◆ GIVEN EXERCISE: Restate, exactly and without pictures, the lines from the start of the listing below through the line holding "import seaborn as sns".

◆ AVAILABLE DATA:
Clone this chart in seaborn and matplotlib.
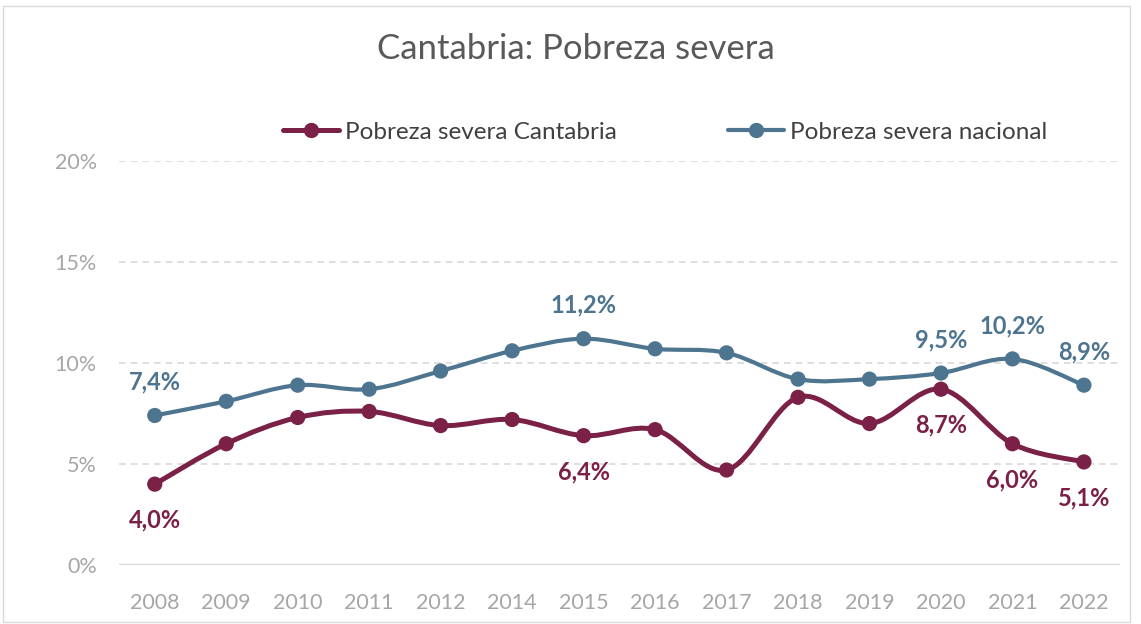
import numpy as np
import pandas as pd
import matplotlib
matplotlib.use("Agg")
import matplotlib.pyplot as plt
from matplotlib.path import Path
from matplotlib.patches import PathPatch, Rectangle
from matplotlib.lines import Line2D
import seaborn as sns

years = ["2008", "2009", "2010", "2011", "2012", "2014", "2015", "2016",
         "2017", "2018", "2019", "2020", "2021", "2022"]
cantabria = [4.0, 6.0, 7.3, 7.6, 6.9, 7.2, 6.4, 6.7, 4.7, 8.3, 7.0, 8.7, 6.0, 5.1]
nacional = [7.4, 8.1, 8.9, 8.7, 9.6, 10.6, 11.2, 10.7, 10.5, 9.2, 9.2, 9.5, 10.2, 8.9]
labeled_years = ["2008", "2015", "2020", "2021", "2022"]

name_cant = "Pobreza severa Cantabria"
name_nac = "Pobreza severa nacional"
col_cant = "#7B2046"
col_nac = "#4D7590"

df = pd.DataFrame({"year": years * 2,
                   "value": np.array(cantabria + nacional) / 100,
                   "serie": [name_cant] * len(years) + [name_nac] * len(years)})
df["pos"] = np.tile(np.arange(len(years)), 2)

sns.set_theme(style="white")
plt.rcParams['font.family'] = ['Lato', 'DejaVu Sans']

fig = plt.figure(figsize=(11.41, 6.24), dpi=100)
ax = fig.add_axes([0.1043, 0.0946, 0.877, 0.6475])


# smooth line like excel's "smoothed line" option (catmull-rom bezier through the points)
def smooth_path(x, y, t=1 / 6):
    x = np.asarray(x, float)
    y = np.asarray(y, float)
    verts = [(x[0], y[0])]
    codes = [Path.MOVETO]
    n = len(x)
    for i in range(n - 1):
        x0, y0 = (x[i - 1], y[i - 1]) if i > 0 else (x[i], y[i])
        x3, y3 = (x[i + 2], y[i + 2]) if i + 2 < n else (x[i + 1], y[i + 1])
        c1 = (x[i] + (x[i + 1] - x0) * t, y[i] + (y[i + 1] - y0) * t)
        c2 = (x[i + 1] - (x3 - x[i]) * t, y[i + 1] - (y3 - y[i]) * t)
        verts += [c1, c2, (x[i + 1], y[i + 1])]
        codes += [Path.CURVE4] * 3
    return Path(verts, codes)


for name, col, lw in [(name_nac, col_nac, 3.0), (name_cant, col_cant, 3.6)]:
    sub = df[df.serie == name]
    ax.add_patch(PathPatch(smooth_path(sub.pos, sub.value), fill=False,
                           edgecolor=col, lw=lw, capstyle="round", zorder=3))
sns.scatterplot(data=df, x="pos", y="value", hue="serie",
                palette={name_cant: col_cant, name_nac: col_nac},
                s=120, edgecolor="none", legend=False, ax=ax, zorder=4)

# data labels
for name, col, dy in [(name_nac, col_nac, 0.0165), (name_cant, col_cant, -0.0178)]:
    sub = df[(df.serie == name) & (df.year.isin(labeled_years))]
    for _, r in sub.iterrows():
        ax.text(r.pos, r.value + dy, f"{r.value * 100:.1f}%".replace(".", ","),
                ha="center", va="center", color=col, fontsize=17, fontweight="bold")

ax.set_xlim(-0.5, len(years) - 0.5)
ax.set_ylim(0, 0.2)
ax.set_xticks(range(len(years)))
ax.set_xticklabels(years)
ax.set_yticks([0, 0.05, 0.10, 0.15, 0.20])
ax.set_yticklabels(["0%", "5%", "10%", "15%", "20%"])
ax.tick_params(axis="both", colors="#A6A6A6", labelsize=15.5, length=0)
ax.tick_params(axis="x", pad=20)
ax.tick_params(axis="y", pad=16)
for y in [0.05, 0.10, 0.15, 0.20]:
    ax.axhline(y, color="#D9D9D9", lw=1.2, ls=(0, (4, 3)), zorder=1)
ax.axhline(0, color="#D9D9D9", lw=2.5, zorder=2)
sns.despine(ax=ax, left=True, bottom=True)
ax.set_xlabel("")
ax.set_ylabel("")

handles = [Line2D([0], [0], color=col_cant, lw=3.6, marker="o", markersize=10),
           Line2D([0], [0], color=col_nac, lw=3.0, marker="o", markersize=10)]
fig.legend(handles, [name_cant, name_nac], loc="center", bbox_to_anchor=(0.583, 0.788),
           ncol=2, frameon=False, fontsize=17.5, handlelength=2.3, handletextpad=0.25,
           columnspacing=4.6, labelcolor="#404040")

fig.text(0.505, 0.922, "Cantabria: Pobreza severa", ha="center", va="center",
         fontsize=25, color="#595959")
fig.add_artist(Rectangle((0.003, 0.003), 0.987, 0.988, transform=fig.transFigure,
                         fill=False, edgecolor="#D9D9D9", lw=1))

fig.savefig("out.png", dpi=100)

◆ FINISHED TASK:
Clone this chart in seaborn and matplotlib.
import numpy as np
import pandas as pd
import matplotlib
matplotlib.use("Agg")
import matplotlib.pyplot as plt
from matplotlib.path import Path
from matplotlib.patches import PathPatch, Rectangle
from matplotlib.lines import Line2D
import seaborn as sns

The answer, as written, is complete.